■ **Set problem**:
Return the lines from the one with "Write the Plotly code for this chart." through the one with "ys = n * bin_width", exactly as they appear and with no pictures.

■ **Data to use**:
- - - - - - -
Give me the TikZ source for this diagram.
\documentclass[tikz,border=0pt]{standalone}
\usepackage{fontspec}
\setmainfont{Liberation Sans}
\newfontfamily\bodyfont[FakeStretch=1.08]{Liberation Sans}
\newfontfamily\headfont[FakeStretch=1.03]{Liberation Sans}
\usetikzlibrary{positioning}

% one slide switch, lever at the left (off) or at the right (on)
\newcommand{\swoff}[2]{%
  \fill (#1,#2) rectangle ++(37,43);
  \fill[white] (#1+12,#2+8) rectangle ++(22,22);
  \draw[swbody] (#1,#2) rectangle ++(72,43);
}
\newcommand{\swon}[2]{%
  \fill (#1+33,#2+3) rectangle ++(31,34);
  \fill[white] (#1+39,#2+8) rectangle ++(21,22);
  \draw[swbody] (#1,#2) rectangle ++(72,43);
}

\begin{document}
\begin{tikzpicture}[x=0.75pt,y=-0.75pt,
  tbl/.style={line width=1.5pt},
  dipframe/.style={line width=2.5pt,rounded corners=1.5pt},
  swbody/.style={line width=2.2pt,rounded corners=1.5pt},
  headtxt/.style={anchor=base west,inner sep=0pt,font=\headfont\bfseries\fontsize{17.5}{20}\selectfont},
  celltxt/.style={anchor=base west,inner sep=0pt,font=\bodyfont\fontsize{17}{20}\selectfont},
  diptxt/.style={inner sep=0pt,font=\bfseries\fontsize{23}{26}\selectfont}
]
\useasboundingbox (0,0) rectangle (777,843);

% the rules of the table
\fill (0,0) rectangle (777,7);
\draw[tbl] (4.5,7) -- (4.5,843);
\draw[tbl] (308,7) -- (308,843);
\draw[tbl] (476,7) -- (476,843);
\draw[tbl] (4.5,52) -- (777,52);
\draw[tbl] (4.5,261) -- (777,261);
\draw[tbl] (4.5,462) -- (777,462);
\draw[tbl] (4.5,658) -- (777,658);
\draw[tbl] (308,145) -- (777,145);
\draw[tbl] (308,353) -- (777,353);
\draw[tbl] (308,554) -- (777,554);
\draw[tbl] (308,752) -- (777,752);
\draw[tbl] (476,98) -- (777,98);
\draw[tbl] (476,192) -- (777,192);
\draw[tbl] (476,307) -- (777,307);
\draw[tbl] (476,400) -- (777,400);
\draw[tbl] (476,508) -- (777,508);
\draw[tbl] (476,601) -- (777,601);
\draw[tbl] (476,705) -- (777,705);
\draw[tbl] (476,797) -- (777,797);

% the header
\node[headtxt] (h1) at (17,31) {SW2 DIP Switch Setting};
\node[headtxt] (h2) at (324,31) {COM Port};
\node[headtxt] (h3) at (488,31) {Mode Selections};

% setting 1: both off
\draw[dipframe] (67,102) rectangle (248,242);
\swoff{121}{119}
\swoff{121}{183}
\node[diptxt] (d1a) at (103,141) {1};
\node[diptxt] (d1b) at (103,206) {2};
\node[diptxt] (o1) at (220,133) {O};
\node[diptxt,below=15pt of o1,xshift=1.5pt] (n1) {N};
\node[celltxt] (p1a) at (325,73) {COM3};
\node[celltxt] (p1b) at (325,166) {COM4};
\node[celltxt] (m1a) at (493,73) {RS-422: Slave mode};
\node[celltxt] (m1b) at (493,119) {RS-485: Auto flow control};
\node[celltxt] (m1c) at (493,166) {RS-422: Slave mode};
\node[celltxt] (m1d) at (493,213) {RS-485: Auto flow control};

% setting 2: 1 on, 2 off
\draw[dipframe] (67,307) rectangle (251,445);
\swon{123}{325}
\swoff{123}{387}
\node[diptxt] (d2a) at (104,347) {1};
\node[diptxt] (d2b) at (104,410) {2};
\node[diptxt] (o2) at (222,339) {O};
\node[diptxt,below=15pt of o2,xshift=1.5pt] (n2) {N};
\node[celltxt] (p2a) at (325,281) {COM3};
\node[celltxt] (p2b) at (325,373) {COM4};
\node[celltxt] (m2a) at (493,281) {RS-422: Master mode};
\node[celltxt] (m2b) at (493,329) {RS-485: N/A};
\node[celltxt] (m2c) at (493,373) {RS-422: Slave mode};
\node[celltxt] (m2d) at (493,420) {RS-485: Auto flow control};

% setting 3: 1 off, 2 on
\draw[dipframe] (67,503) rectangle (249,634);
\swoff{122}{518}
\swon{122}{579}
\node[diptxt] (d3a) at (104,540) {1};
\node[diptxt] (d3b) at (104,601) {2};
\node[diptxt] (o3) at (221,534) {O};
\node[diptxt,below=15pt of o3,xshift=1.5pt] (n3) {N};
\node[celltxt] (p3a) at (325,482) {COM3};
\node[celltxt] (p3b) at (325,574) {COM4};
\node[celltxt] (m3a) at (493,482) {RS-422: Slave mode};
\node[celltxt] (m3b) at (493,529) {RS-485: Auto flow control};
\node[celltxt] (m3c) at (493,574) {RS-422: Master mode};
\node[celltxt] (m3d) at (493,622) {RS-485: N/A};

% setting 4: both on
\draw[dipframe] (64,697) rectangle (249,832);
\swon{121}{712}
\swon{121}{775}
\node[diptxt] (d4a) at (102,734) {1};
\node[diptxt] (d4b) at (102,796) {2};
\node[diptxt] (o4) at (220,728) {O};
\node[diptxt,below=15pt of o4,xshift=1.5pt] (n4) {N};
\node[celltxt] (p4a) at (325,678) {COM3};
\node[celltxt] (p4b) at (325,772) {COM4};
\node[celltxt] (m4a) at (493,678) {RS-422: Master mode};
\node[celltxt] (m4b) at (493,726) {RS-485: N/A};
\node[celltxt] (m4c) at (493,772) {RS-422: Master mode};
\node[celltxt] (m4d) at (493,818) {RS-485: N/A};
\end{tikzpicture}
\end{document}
- - - - - - -
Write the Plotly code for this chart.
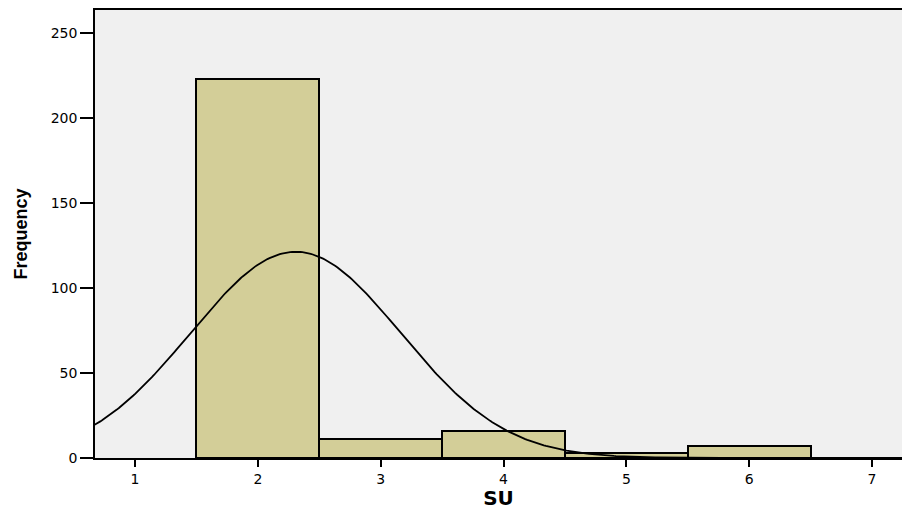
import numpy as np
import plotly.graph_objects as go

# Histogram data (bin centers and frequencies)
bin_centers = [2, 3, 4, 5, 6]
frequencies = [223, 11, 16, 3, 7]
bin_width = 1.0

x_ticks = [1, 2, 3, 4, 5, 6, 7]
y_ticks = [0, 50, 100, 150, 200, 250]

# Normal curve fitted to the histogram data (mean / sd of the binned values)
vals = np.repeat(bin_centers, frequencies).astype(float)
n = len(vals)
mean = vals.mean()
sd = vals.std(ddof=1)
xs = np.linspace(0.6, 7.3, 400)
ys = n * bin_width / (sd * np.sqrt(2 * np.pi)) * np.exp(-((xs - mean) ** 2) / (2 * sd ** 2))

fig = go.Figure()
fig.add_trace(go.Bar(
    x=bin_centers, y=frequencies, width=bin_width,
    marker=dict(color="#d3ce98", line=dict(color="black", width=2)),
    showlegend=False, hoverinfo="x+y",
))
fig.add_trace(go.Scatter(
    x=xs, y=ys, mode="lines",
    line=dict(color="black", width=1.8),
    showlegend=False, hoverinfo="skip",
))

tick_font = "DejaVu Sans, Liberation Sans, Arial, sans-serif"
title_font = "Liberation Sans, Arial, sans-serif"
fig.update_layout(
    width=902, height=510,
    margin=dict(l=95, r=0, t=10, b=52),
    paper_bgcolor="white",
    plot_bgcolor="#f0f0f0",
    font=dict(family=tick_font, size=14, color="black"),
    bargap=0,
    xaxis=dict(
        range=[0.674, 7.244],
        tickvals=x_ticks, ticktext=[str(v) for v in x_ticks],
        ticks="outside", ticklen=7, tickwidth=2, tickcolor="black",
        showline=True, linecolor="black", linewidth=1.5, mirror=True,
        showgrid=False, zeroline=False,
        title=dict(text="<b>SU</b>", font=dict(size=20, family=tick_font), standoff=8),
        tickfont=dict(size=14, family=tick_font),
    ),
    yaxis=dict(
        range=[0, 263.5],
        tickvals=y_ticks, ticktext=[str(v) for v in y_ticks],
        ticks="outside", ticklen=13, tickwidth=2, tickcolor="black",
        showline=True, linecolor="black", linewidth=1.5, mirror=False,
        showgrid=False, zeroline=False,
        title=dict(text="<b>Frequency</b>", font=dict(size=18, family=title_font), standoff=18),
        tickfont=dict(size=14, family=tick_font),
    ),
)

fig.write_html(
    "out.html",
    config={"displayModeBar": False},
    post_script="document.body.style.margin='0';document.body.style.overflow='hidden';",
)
- - - - - - -
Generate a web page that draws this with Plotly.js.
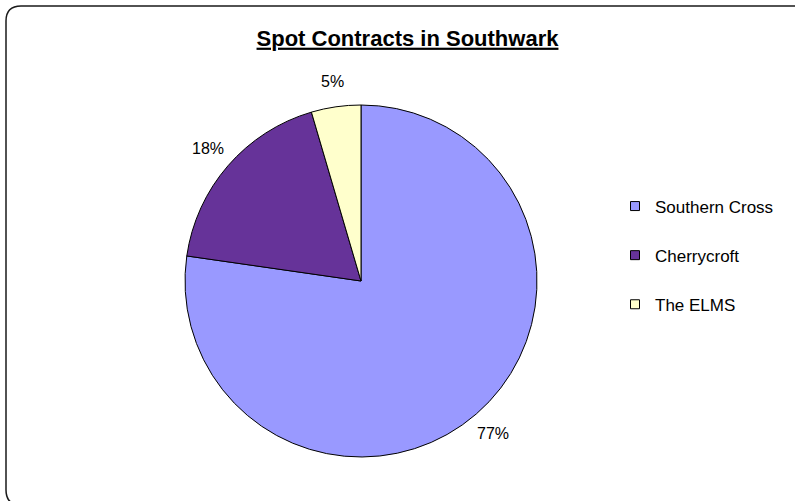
- - - - - - -
■ **Exercise result**:
Write the Plotly code for this chart.
import numpy as np
import plotly.graph_objects as go

# Histogram data (bin centers and frequencies)
bin_centers = [2, 3, 4, 5, 6]
frequencies = [223, 11, 16, 3, 7]
bin_width = 1.0

x_ticks = [1, 2, 3, 4, 5, 6, 7]
y_ticks = [0, 50, 100, 150, 200, 250]

# Normal curve fitted to the histogram data (mean / sd of the binned values)
vals = np.repeat(bin_centers, frequencies).astype(float)
n = len(vals)
mean = vals.mean()
sd = vals.std(ddof=1)
xs = np.linspace(0.6, 7.3, 400)
ys = n * bin_width / (sd * np.sqrt(2 * np.pi)) * np.exp(-((xs - mean) ** 2) / (2 * sd ** 2))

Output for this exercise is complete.